Des résidus d'explosifs dans moins de 10% des prélèvements
En France, la contamination de l'eau potable par des résidus d'explosifs est une conséquence, déjà connue, "des deux guerres mondiales du XXe siècle, et plus particulièrement de la première (1914-1918)", explique l'Anses, précisant que "les activités militaires (fabrication de munitions, zones de combats, zones de destruction) ont entraîné une potentielle pollution environnementale d'une grande diversité chimique". Pour établir un état des lieux plus précis, la campagne nationale de prélèvements et d'analyses s'est donc penchée sur "différents composés organiques constitutifs des munitions des deux guerres mondiales". Au total, 54 molécules ont été recherchées.

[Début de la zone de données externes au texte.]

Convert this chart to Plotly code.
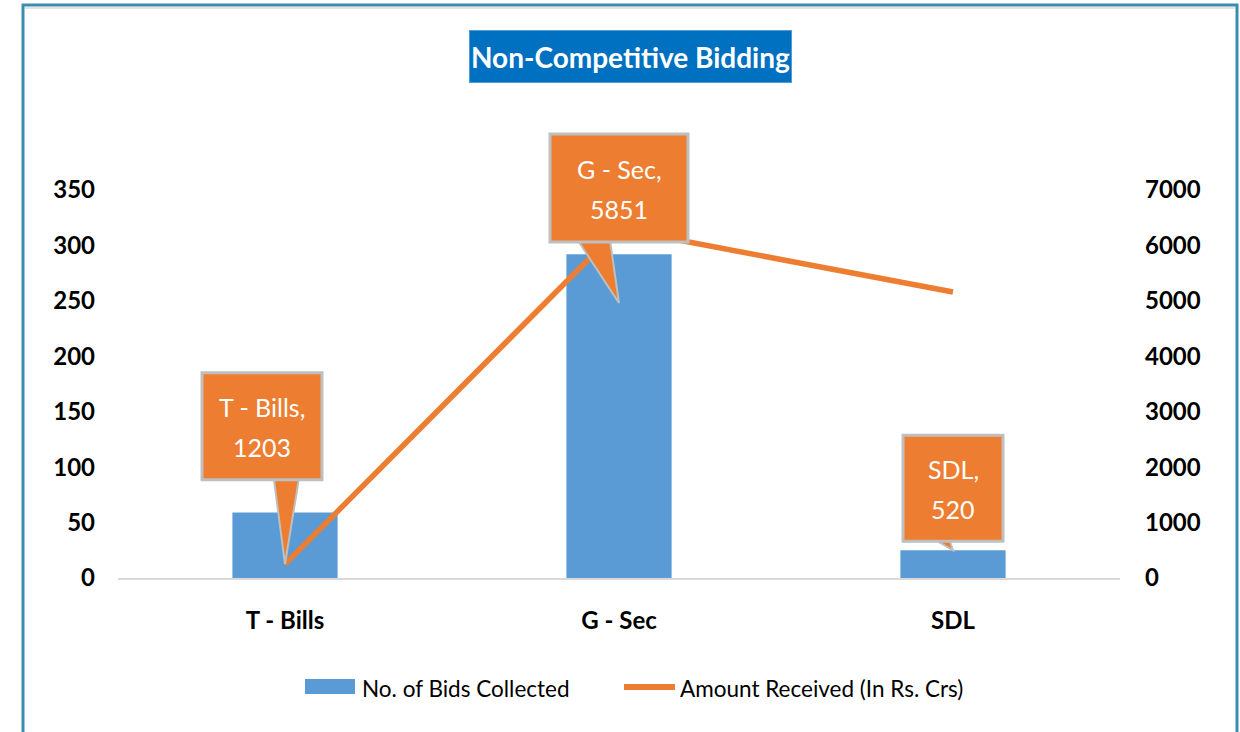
import plotly.graph_objects as go

# ---------------- data ----------------
categories = ["T - Bills", "G - Sec", "SDL"]
bids_collected = [59, 292, 25]            # left axis (No. of Bids Collected)
amount_received = [250, 6300, 5160]       # right axis (Amount Received, In Rs. Crs)
callout_values = [1203, 5851, 520]        # values printed in the callouts
left_ticks = [0, 50, 100, 150, 200, 250, 300, 350]
right_ticks = [0, 1000, 2000, 3000, 4000, 5000, 6000, 7000]

# ---------------- style ----------------
FONT = "Lato, Carlito, Calibri, sans-serif"
BAR_C = "#5B9BD5"
LINE_C = "#ED7D31"
GRAY = "#BFBFBF"
W, H = 1240, 732
X0, X1, Y0, Y1 = 118, 1120, 190, 578      # plot area in pixels
ML, MT = X0, Y0
MR, MB = W - X1, H - Y1
PW, PH = X1 - X0, Y1 - Y0
Y_RANGE = [left_ticks[0], left_ticks[-1]]
Y2_RANGE = [right_ticks[0], right_ticks[-1]]


def px(x):
    return (x - X0) / PW


def py(y):
    return (Y1 - y) / PH


fig = go.Figure()
fig.add_trace(go.Bar(
    x=categories, y=bids_collected, name="No. of Bids Collected",
    marker=dict(color=BAR_C, line=dict(width=0)), width=0.315,
    yaxis="y", showlegend=False,
))
fig.add_trace(go.Scatter(
    x=categories, y=amount_received, name="Amount Received (In Rs. Crs)",
    mode="lines", line=dict(color=LINE_C, width=5.5),
    yaxis="y2", showlegend=False,
))

shapes = []
annotations = []

# callouts: tip anchored to the data value, box / pointer offsets in pixels (up positive)
tip_y2 = [amount_received[0], 4960, bids_collected[2] * 20]
box_geom = [  # (dx_center, dy_center, width, height)
    (-23, 138, 120, 107),
    (0, 115, 138, 108),
    (0, 62, 100, 106),
]
pointer_base = [  # (dx_left, dx_right, dy)
    (-12, 15, 92),
    (-46, -10, 70),
    (-34, -7, 20),
]
for i, cat in enumerate(categories):
    bl, br, bdy = pointer_base[i]
    dx, dy, bw, bh = box_geom[i]
    tip_paper = (tip_y2[i] - Y2_RANGE[0]) / (Y2_RANGE[1] - Y2_RANGE[0])
    common = dict(xref="x", yref="paper", xsizemode="pixel", ysizemode="pixel",
                  xanchor=i, yanchor=tip_paper, layer="above")
    shapes.append(dict(
        type="path", path=f"M{bl},{bdy} L0,0 L{br},{bdy} Z",
        fillcolor=LINE_C, line=dict(color=GRAY, width=2), **common))
    shapes.append(dict(
        type="rect", x0=dx - bw / 2, x1=dx + bw / 2,
        y0=dy - bh / 2, y1=dy + bh / 2,
        fillcolor=LINE_C, line=dict(color=GRAY, width=3), **common))
    for j, line_txt in enumerate([f"{cat},", f"{callout_values[i]}"]):
        annotations.append(dict(
            x=cat, y=tip_paper, xref="x", yref="paper",
            xshift=dx, yshift=dy + (19.5 if j == 0 else -20.5),
            xanchor="center", yanchor="middle", showarrow=False,
            text=line_txt,
            font=dict(family=FONT, size=25, color="white"),
        ))

# title box
annotations.append(dict(
    x=px(630.5), y=py(56.5), xref="paper", yref="paper",
    xanchor="center", yanchor="middle", showarrow=False,
    text="<b>Non-Competitive Bidding</b>",
    font=dict(family=FONT, size=28, color="white"),
    bgcolor="#0070C0", bordercolor="#4F9ED8", borderwidth=1, borderpad=0,
    width=321, height=51,
))

# outer frame
shapes.append(dict(type="rect", xref="paper", yref="paper",
                   x0=px(23), x1=px(1237), y0=py(780), y1=py(5),
                   line=dict(color="#3C8DAD", width=3), layer="below"))
shapes.append(dict(type="line", xref="paper", yref="paper",
                   x0=px(25), x1=px(1235), y0=py(8), y1=py(8),
                   line=dict(color="#E3E3E3", width=2), layer="below"))

# legend (manual)
shapes.append(dict(type="rect", xref="paper", yref="paper",
                   x0=px(305), x1=px(355), y0=py(694), y1=py(679),
                   fillcolor=BAR_C, line=dict(width=0)))
shapes.append(dict(type="line", xref="paper", yref="paper",
                   x0=px(624), x1=px(675), y0=py(687), y1=py(687),
                   line=dict(color=LINE_C, width=6)))
annotations.append(dict(
    x=px(360), y=py(688), xref="paper", yref="paper", xanchor="left",
    yanchor="middle", showarrow=False, text="No. of Bids Collected",
    font=dict(family=FONT, size=22.5, color="black")))
annotations.append(dict(
    x=px(678), y=py(688), xref="paper", yref="paper", xanchor="left",
    yanchor="middle", showarrow=False, text="Amount Received (In Rs. Crs)",
    font=dict(family=FONT, size=22.5, color="black")))

tickfont = dict(family=FONT, size=24, color="black", weight="bold")

fig.update_layout(
    width=W, height=H,
    margin=dict(l=ML, r=MR, t=MT, b=MB),
    paper_bgcolor="white", plot_bgcolor="white",
    xaxis=dict(
        type="category", showgrid=False, showline=True, linecolor="#D9D9D9",
        linewidth=2, ticks="", tickfont=tickfont, ticklabelstandoff=20,
    ),
    yaxis=dict(
        range=Y_RANGE, tickvals=left_ticks, showgrid=False, zeroline=False,
        showline=False, ticks="", tickfont=tickfont, ticklabelstandoff=22,
    ),
    yaxis2=dict(
        range=Y2_RANGE, tickvals=right_ticks, overlaying="y", side="right",
        showgrid=False, zeroline=False, showline=False, ticks="",
        tickfont=tickfont, ticklabelstandoff=24,
    ),
    shapes=shapes,
    annotations=annotations,
)

fig.write_html(
    "out.html",
    config={"displayModeBar": False},
    post_script="document.body.style.margin='0';document.body.style.overflow='hidden';",
)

Les résultats montrent une soixantaine de sites positifs, un peu partout en France, mais pour des raisons différentes. Dans les zones "historiques", les Hauts-de-France et le Grand-Est, il s'agit d'une "forte concentration de molécules de la famille du TNT, comme les sites correspondant à des combats de la Grande guerre ou des terrains de démolition après la Première guerre mondiale".
L'agence de sécurité sanitaire pointe également en Nouvelle-Aquitaine et en Occitanie "une contamination par des explosifs dits 'modernes' comme HMX et RDX, utilisés depuis la Seconde Guerre mondiale que l'on retrouve encore dans des compositions d'explosifs actuels". Dans tous les cas, les taux mesurés ne présentent rien de préoccupant, assure l'Anses.
D'infimes traces d'un solvant cancérogène, le 1,4-dioxane, dans 8% des échantillons
Le 1,4-dioxane est classé cancérogène de catégorie 2B par le Centre international de recherche contre le cancer, rappelle l'Institut national de recherche et de sécurité (INRS). "Son rejet dans l'environnement est principalement lié aux pratiques d'élimination des déchets chimiques ou aux rejets d'eaux résiduaires", explique l'Anses. Le dioxane, liste l'INRS, peut être utilisé dans la fabrication d'autres produits chimiques organiques de base, de matières plastiques de base, de savons, détergents et produits d'entretien, de produits chimiques à usage industriel, de peinture, de vernis ou encore d'encres.
Des traces de dioxane ont été trouvées dans 8% des échantillons prélevés par l'agence de sécurité sanitaire dans le cadre de son étude. Si les réglementations européenne et nationale ne prévoient pas de valeur réglementaire pour le 1,4-dioxane dans les eaux destinées à la consommation humaine, il n'y a pas d'inquiétude à avoir tant les taux mesurés sont faibles. Le critère de qualité pour l'eau potable est fixé à 50 µg/L par l'Organisation mondiale de la santé (OMS). En France, la concentration maximale observée en eau brute est de 4,8 µg/L. Il faut également souligner que le seuil de détection était extrêmement bas (fixé à 0,15 µg/L) et que, dans 92% des cas, ce seuil n'a pas été dépassé.